WORK TO DO: Please print exactly the lines below, from the start of the material up to and including the line with "Sans', 'Noto Sans", but none of the pictures.
— BEGIN DATA LINES —
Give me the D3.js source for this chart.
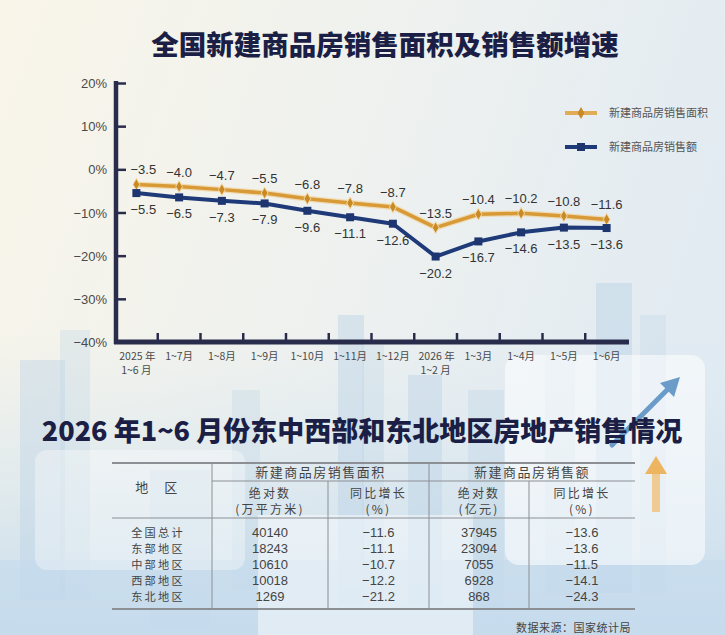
<!DOCTYPE html>
<html>
  <head>
    <meta charset="UTF-8" />
    <title>全国新建商品房销售面积及销售额增速</title>
    <style>
      html, body { margin: 0; padding: 0; background: #f3f3ee; }
      svg { display: block; }
    </style>
  </head>
  <body>
    <script src="https://cdn.jsdelivr.net/npm/d3@7/dist/d3.min.js"></script>
    <script>
      // chart data
      var months = ["2025 年|1~6 月", "1~7月", "1~8月", "1~9月", "1~10月", "1~11月",
                    "1~12月", "2026 年|1~2 月", "1~3月", "1~4月", "1~5月", "1~6月"];
      var areaGrowth  = [-3.5, -4.0, -4.7, -5.5, -6.8, -7.8, -8.7, -13.5, -10.4, -10.2, -10.8, -11.6];
      var salesGrowth = [-5.5, -6.5, -7.3, -7.9, -9.6, -11.1, -12.6, -20.2, -16.7, -14.6, -13.5, -13.6];
      var yTicks = [20, 10, 0, -10, -20, -30, -40];
      var seriesNames = ["新建商品房销售面积", "新建商品房销售额"];

      // table data
      var regions   = ["全国总计", "东部地区", "中部地区", "西部地区", "东北地区"];
      var areaAbs   = ["40140", "18243", "10610", "10018", "1269"];
      var areaYoy   = ["-11.6", "-11.1", "-10.7", "-12.2", "-21.2"];
      var salesAbs  = ["37945", "23094", "7055", "6928", "868"];
      var salesYoy  = ["-13.6", "-13.6", "-11.5", "-14.1", "-24.3"];

      var W = 725, H = 635;
      var orange = "#d89a36", navy = "#1f3a78", axisCol = "#2a2c4c";
      var cjk = "'Noto Sans CJK SC', sans-serif";
      var num = "'Liberation Sans', 'Noto Sans CJK SC', sans-serif";

      function minus(s) { return String(s).replace("-", "\u2212"); }

      var svg = d3.select("body").append("svg")
                  .attr("width", W).attr("height", H);

      // --- background ---
      var defs = svg.append("defs");
      var bg = defs.append("linearGradient").attr("id", "bg")
                   .attr("x1", 0).attr("y1", 0).attr("x2", 1).attr("y2", 0.3);
      bg.append("stop").attr("offset", "0%").attr("stop-color", "#f9f5e9");
      bg.append("stop").attr("offset", "55%").attr("stop-color", "#eef1ef");
      bg.append("stop").attr("offset", "100%").attr("stop-color", "#e2ebf2");
      var bottomFade = defs.append("linearGradient").attr("id", "bottomFade")
                   .attr("x1", 0).attr("y1", 0).attr("x2", 0).attr("y2", 1);
      bottomFade.append("stop").attr("offset", "0%").attr("stop-color", "#d6e6f1").attr("stop-opacity", 0);
      bottomFade.append("stop").attr("offset", "100%").attr("stop-color", "#c7dcec").attr("stop-opacity", 1);

      svg.append("rect").attr("width", W).attr("height", H).attr("fill", "url(#bg)");
      svg.append("rect").attr("y", 330).attr("width", W).attr("height", 305).attr("fill", "url(#bottomFade)");

      // decorative buildings
      var deco = svg.append("g").attr("fill", "#bcd3e6");
      [[20, 360, 45, 240, 0.4], [60, 330, 30, 270, 0.3], [232, 390, 28, 200, 0.3],
       [338, 315, 26, 290, 0.45], [362, 345, 22, 260, 0.3], [408, 375, 34, 230, 0.45],
       [468, 390, 36, 220, 0.35], [596, 283, 36, 310, 0.5], [640, 315, 26, 280, 0.3],
       [545, 355, 30, 240, 0.3], [150, 470, 60, 160, 0.25]]
        .forEach(function(b) {
          deco.append("rect").attr("x", b[0]).attr("y", b[1])
              .attr("width", b[2]).attr("height", b[3]).attr("opacity", b[4]);
        });
      svg.append("rect").attr("x", 0).attr("y", 560).attr("width", W).attr("height", 75)
         .attr("fill", "#c4dbec").attr("opacity", 0.6);

      // light panels
      svg.append("rect").attr("x", 505).attr("y", 355).attr("width", 200).attr("height", 210)
         .attr("rx", 14).attr("fill", "#ffffff").attr("opacity", 0.55);
      svg.append("rect").attr("x", 35).attr("y", 450).attr("width", 210).attr("height", 120)
         .attr("rx", 12).attr("fill", "#ffffff").attr("opacity", 0.35);
      svg.append("rect").attr("x", 258).attr("y", 515).attr("width", 215).attr("height", 120)
         .attr("fill", "#ffffff").attr("opacity", 0.45);

      // arrows
      svg.append("line").attr("x1", 612).attr("y1", 445).attr("x2", 672).attr("y2", 385)
         .attr("stroke", "#6b9cc9").attr("stroke-width", 5).attr("stroke-linecap", "round");
      svg.append("path").attr("d", "M680,377 L660,383 L674,397 Z").attr("fill", "#6b9cc9");
      svg.append("rect").attr("x", 652).attr("y", 472).attr("width", 8).attr("height", 40)
         .attr("fill", "#f0c27a").attr("opacity", 0.8);
      svg.append("path").attr("d", "M656,456 L645,474 L667,474 Z").attr("fill", "#eeb560");

      // --- title ---
      svg.append("text").attr("x", 385).attr("y", 55)
         .attr("text-anchor", "middle")
         .attr("font-family", cjk).attr("font-weight", 900).attr("font-size", 27.5)
         .attr("fill", "#1c1f45")
         .text("全国新建商品房销售面积及销售额增速");

      // --- line chart ---
      var x = d3.scaleBand().domain(d3.range(months.length)).range([115, 628]);
      var y = d3.scaleLinear().domain([-40, 20]).range([342, 83]);
      var cx = function(i) { return x(i) + x.bandwidth() / 2; };

      var chart = svg.append("g");

      // y axis
      var yAxis = d3.axisRight(y).tickValues(yTicks).tickSize(10).tickFormat("");
      var yg = chart.append("g").attr("transform", "translate(116,0)").call(yAxis);
      yg.select(".domain").remove();
      yg.selectAll(".tick line").attr("stroke", axisCol).attr("stroke-width", 2.5);
      chart.append("line").attr("x1", 116).attr("x2", 116).attr("y1", 81).attr("y2", 344)
           .attr("stroke", axisCol).attr("stroke-width", 4.5);

      chart.selectAll(".ylab").data(yTicks).enter().append("text")
           .attr("class", "ylab")
           .attr("x", 107).attr("y", function(d) { return y(d) + 5; })
           .attr("text-anchor", "end")
           .attr("font-family", num).attr("font-size", 13).attr("fill", "#4a4a4a")
           .text(function(d) { return minus(d) + "%"; });

      // x axis
      var xg = chart.append("g").attr("transform", "translate(0,342)");
      xg.selectAll("line.xt").data(d3.range(1, months.length)).enter().append("line")
        .attr("class", "xt")
        .attr("x1", function(i) { return x(i); }).attr("x2", function(i) { return x(i); })
        .attr("y1", 0).attr("y2", -9)
        .attr("stroke", axisCol).attr("stroke-width", 2.5);
      chart.append("line").attr("x1", 114).attr("x2", 629).attr("y1", 342).attr("y2", 342)
           .attr("stroke", axisCol).attr("stroke-width", 5);

      // two-line labels are drawn as separate texts so they do not overlap
      months.forEach(function(d, i) {
        var parts = d.split("|");
        parts.forEach(function(p, k) {
          chart.append("text").attr("class", "xlab")
               .attr("x", cx(i) + (k === 0 && parts.length > 1 ? 1 : 0))
               .attr("y", 360 + k * 14)
               .attr("text-anchor", "middle")
               .attr("font-family", cjk).attr("font-size", 10.5).attr("fill", "#4a4a4a")
               .text(p);
        });
      });

      // lines
      var line = d3.line().x(function(d, i) { return cx(i); }).y(function(d) { return y(d); });

      chart.append("path").datum(areaGrowth).attr("d", line)
           .attr("fill", "none").attr("stroke", "#f1d29a").attr("stroke-width", 6)
           .attr("stroke-linejoin", "round").attr("opacity", 0.7);
      chart.append("path").datum(areaGrowth).attr("d", line)
           .attr("fill", "none").attr("stroke", orange).attr("stroke-width", 3.5)
           .attr("stroke-linejoin", "round");
      chart.append("path").datum(salesGrowth).attr("d", line)
           .attr("fill", "none").attr("stroke", navy).attr("stroke-width", 4)
           .attr("stroke-linejoin", "round");

      var diamond = d3.symbol().type(d3.symbolDiamond).size(40);
      chart.selectAll(".pa").data(areaGrowth).enter().append("path")
           .attr("class", "pa").attr("d", diamond)
           .attr("transform", function(d, i) { return "translate(" + cx(i) + "," + y(d) + ")"; })
           .attr("fill", "#c98a26").attr("stroke", "#f3d9a6").attr("stroke-width", 1);
      chart.selectAll(".ps").data(salesGrowth).enter().append("rect")
           .attr("class", "ps")
           .attr("x", function(d, i) { return cx(i) - 4; })
           .attr("y", function(d) { return y(d) - 4; })
           .attr("width", 8).attr("height", 8)
           .attr("fill", "#1d3670");

      // value labels
      chart.selectAll(".la").data(areaGrowth).enter().append("text")
           .attr("class", "la")
           .attr("x", function(d, i) { return cx(i) + (i === 0 ? 7 : 0); })
           .attr("y", function(d) { return y(d) - 10; })
           .attr("text-anchor", "middle")
           .attr("font-family", num).attr("font-size", 13).attr("fill", "#333")
           .text(function(d) { return minus(d.toFixed(1)); });
      chart.selectAll(".ls").data(salesGrowth).enter().append("text")
           .attr("class", "ls")
           .attr("x", function(d, i) { return cx(i) + (i === 0 ? 7 : 0); })
           .attr("y", function(d) { return y(d) + 21; })
           .attr("text-anchor", "middle")
           .attr("font-family", num).attr("font-size", 13).attr("fill", "#333")
           .text(function(d) { return minus(d.toFixed(1)); });

      // legend
      var legend = svg.append("g");
      [orange, navy].forEach(function(col, k) {
        var ly = 113 + k * 34;
        legend.append("line").attr("x1", 565).attr("x2", 597).attr("y1", ly).attr("y2", ly)
              .attr("stroke", k === 0 ? "#e0ac55" : navy).attr("stroke-width", 4);
        if (k === 0) {
          legend.append("path").attr("d", diamond)
                .attr("transform", "translate(581," + ly + ")").attr("fill", "#c98a26");
        } else {
          legend.append("rect").attr("x", 577).attr("y", ly - 4)
                .attr("width", 8).attr("height", 8).attr("fill", "#1d3670");
        }
        legend.append("text").attr("x", 609).attr("y", ly + 4)
              .attr("font-family", cjk).attr("font-size", 11).attr("fill", "#555")
              .text(seriesNames[k]);
      });

      // --- second title ---
      svg.append("text").attr("x", 362).attr("y", 441)
         .attr("text-anchor", "middle")
         .attr("font-family", cjk).attr("font-weight", 900).attr("font-size", 27)
         .attr("fill", "#1c1f45")
         .text("2026 年1~6 月份东中西部和东北地区房地产销售情况");

      // --- table ---
      var colEdges = [112, 212, 328, 429, 529, 635];
      var colMid = function(c) { return (colEdges[c] + colEdges[c + 1]) / 2; };
      var tTop = 463, tHead1 = 481, tHead = 518, tBottom = 609;
      var tbl = svg.append("g");
      var grid = "#8c8f94";

      tbl.append("line").attr("x1", colEdges[0]).attr("x2", colEdges[5]).attr("y1", tTop).attr("y2", tTop)
         .attr("stroke", grid).attr("stroke-width", 2);
      tbl.append("line").attr("x1", colEdges[0]).attr("x2", colEdges[5]).attr("y1", tBottom).attr("y2", tBottom)
         .attr("stroke", grid).attr("stroke-width", 2);
      tbl.append("line").attr("x1", colEdges[1]).attr("x2", colEdges[5]).attr("y1", tHead1).attr("y2", tHead1)
         .attr("stroke", grid).attr("stroke-width", 1);
      tbl.append("line").attr("x1", colEdges[0]).attr("x2", colEdges[5]).attr("y1", tHead).attr("y2", tHead)
         .attr("stroke", grid).attr("stroke-width", 1.2);
      [1, 3].forEach(function(c) {
        tbl.append("line").attr("x1", colEdges[c]).attr("x2", colEdges[c])
           .attr("y1", tTop).attr("y2", tBottom).attr("stroke", grid).attr("stroke-width", 1);
      });
      [2, 4].forEach(function(c) {
        tbl.append("line").attr("x1", colEdges[c]).attr("x2", colEdges[c])
           .attr("y1", tHead1).attr("y2", tBottom).attr("stroke", grid).attr("stroke-width", 1);
      });

      function cell(xp, yp, txt, fam, fs) {
        tbl.append("text").attr("x", xp).attr("y", yp)
           .attr("text-anchor", "middle")
           .attr("font-family", fam || cjk).attr("font-size", fs || 13)
           .attr("letter-spacing", fam ? 0 : (fs ? 2.2 : 1.5))
           .attr("fill", "#444").text(txt);
      }

      cell(157, 492, "地　区");
      cell((colEdges[1] + colEdges[3]) / 2, 477, seriesNames[0]);
      cell((colEdges[3] + colEdges[5]) / 2, 477, seriesNames[1]);
      var sub1 = ["绝对数", "同比增长", "绝对数", "同比增长"];
      var sub2 = ["(万平方米)", "(%)", "(亿元)", "(%)"];
      sub1.forEach(function(s, k) { cell(colMid(k + 1), 498, s, null, 12); });
      sub2.forEach(function(s, k) { cell(colMid(k + 1), 514, s, null, 12); });

      var cols = [areaAbs, areaYoy, salesAbs, salesYoy];
      regions.forEach(function(r, i) {
        var ry = 537 + i * 16;
        cell(158, ry, r, null, 11.2);
        cols.forEach(function(arr, k) { cell(colMid(k + 1), ry, minus(arr[i]), num); });
      });

      svg.append("text").attr("x", 631).attr("y", 632)
         .attr("text-anchor", "end")
         .attr("font-family", cjk).attr("font-size", 11).attr("letter-spacing", 0.5)
         .attr("fill", "#444").text("数据来源：国家统计局");
    </script>
  </body>
</html>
— END DATA LINES —
EXERCISE ANSWER:
Give me the D3.js source for this chart.
<!DOCTYPE html>
<html>
  <head>
    <meta charset="UTF-8" />
    <title>全国新建商品房销售面积及销售额增速</title>
    <style>
      html, body { margin: 0; padding: 0; background: #f3f3ee; }
      svg { display: block; }
    </style>
  </head>
  <body>
    <script src="https://cdn.jsdelivr.net/npm/d3@7/dist/d3.min.js"></script>
    <script>
      // chart data
      var months = ["2025 年|1~6 月", "1~7月", "1~8月", "1~9月", "1~10月", "1~11月",
                    "1~12月", "2026 年|1~2 月", "1~3月", "1~4月", "1~5月", "1~6月"];
      var areaGrowth  = [-3.5, -4.0, -4.7, -5.5, -6.8, -7.8, -8.7, -13.5, -10.4, -10.2, -10.8, -11.6];
      var salesGrowth = [-5.5, -6.5, -7.3, -7.9, -9.6, -11.1, -12.6, -20.2, -16.7, -14.6, -13.5, -13.6];
      var yTicks = [20, 10, 0, -10, -20, -30, -40];
      var seriesNames = ["新建商品房销售面积", "新建商品房销售额"];

      // table data
      var regions   = ["全国总计", "东部地区", "中部地区", "西部地区", "东北地区"];
      var areaAbs   = ["40140", "18243", "10610", "10018", "1269"];
      var areaYoy   = ["-11.6", "-11.1", "-10.7", "-12.2", "-21.2"];
      var salesAbs  = ["37945", "23094", "7055", "6928", "868"];
      var salesYoy  = ["-13.6", "-13.6", "-11.5", "-14.1", "-24.3"];

      var W = 725, H = 635;
      var orange = "#d89a36", navy = "#1f3a78", axisCol = "#2a2c4c";
      var cjk = "'Noto Sans CJK SC', sans-serif";
      var num = "'Liberation Sans', 'Noto Sans CJK SC', sans-serif";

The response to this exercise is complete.